Rdio is a slightly newer player in the streaming music market, launched in 2010 by the co-creator of Skype. Its model is very similar to Spotify in that you can play music on demand or use the radio option if you don’t feel like playing DJ yourself. The free service has limited, short ads occasionally between songs and won’t let you sync music for offline listening.
I think you will be very pleased with both the web and mobile interfaces. (There is also a lesser known desktop client for Rdio, which is helpful if you want to import your iTunes library.) They are clean and intuitive and, in my opinion, make a large collection much more manageable.
You can organize your music in two ways: by collection or playlist. This provides the opportunity to make playlists with your favorite songs, but also to organize your music into specific collections of albums and artists that you like, because not everything has to be a playlist. This is a much cleaner way of doing things.
The social capabilities are the same as Spotify, with the option of following other users and sharing music via social networks. I also really like the radio option which allows me to select my “Kristin FM” station so I can hear music based on my entire collection (not just one artist or song). But how it can create a cohesive station with choices ranging from Bon Iver to Broadway show tunes to the soundtrack of Frozen is beyond me.
The personalized station also goes one step further and allows you to choose whether your radio station picks familiar or adventurous choices, and that’s awesome for discovering new music as opposed to just listening to the same old same old. As a mom, I’ll take that adventure anywhere I can get it.
I really like that there are different tiers of paid models. For $4.99 a month, you get ad-free web streaming, though not on your mobile device.

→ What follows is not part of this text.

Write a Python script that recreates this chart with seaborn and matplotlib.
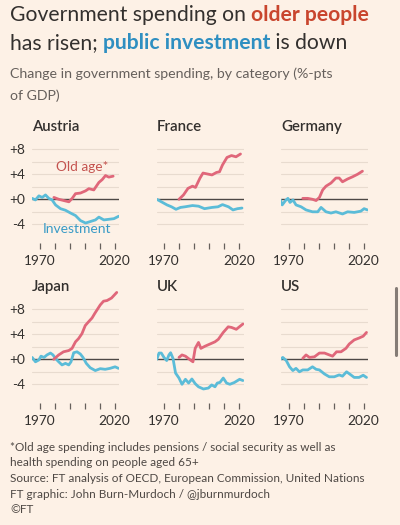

For $9.99 a month–comparable to Spotify–you can add your tablet or phone to the mix, as well as the ability to sync music for offline use. And what I find really great is that for $17.99 a month you can get a two-person family plan with unlimited web and mobile ad free streaming, should you want multiple accounts. [Edited to add] You can also subscribe to the free version, which is more or less the same as the AM/FM ad-supported radio you are used to .
A three-person unlimited plan is $22.99, with each additional person at half price, if you’ve got frequent music listeners. I think that’s best for families with older kids who don’t want to share accounts–or have coworkers think you love Miley Cyrus when it’s actually your daughter listening.
Although really, it’s more likely that it’s your daughter who doesn’t want her friends to think she’s listening to The Eagles.
Bottom Line: If you are willing to make the jump to a new service, Rdio has a similarly sized music catalog as Spotify and a superior interface for both mobile and web use. It’s a terrific way to really grow and maintain your complete music library. You will give up some of the social sharing that Spotify’s large user base provides and you will have to rebuild collections and playlists if you have already spent a lot of time building them in Spotify. But you will be rewarded with multiple fee models that are great for families with multiple users.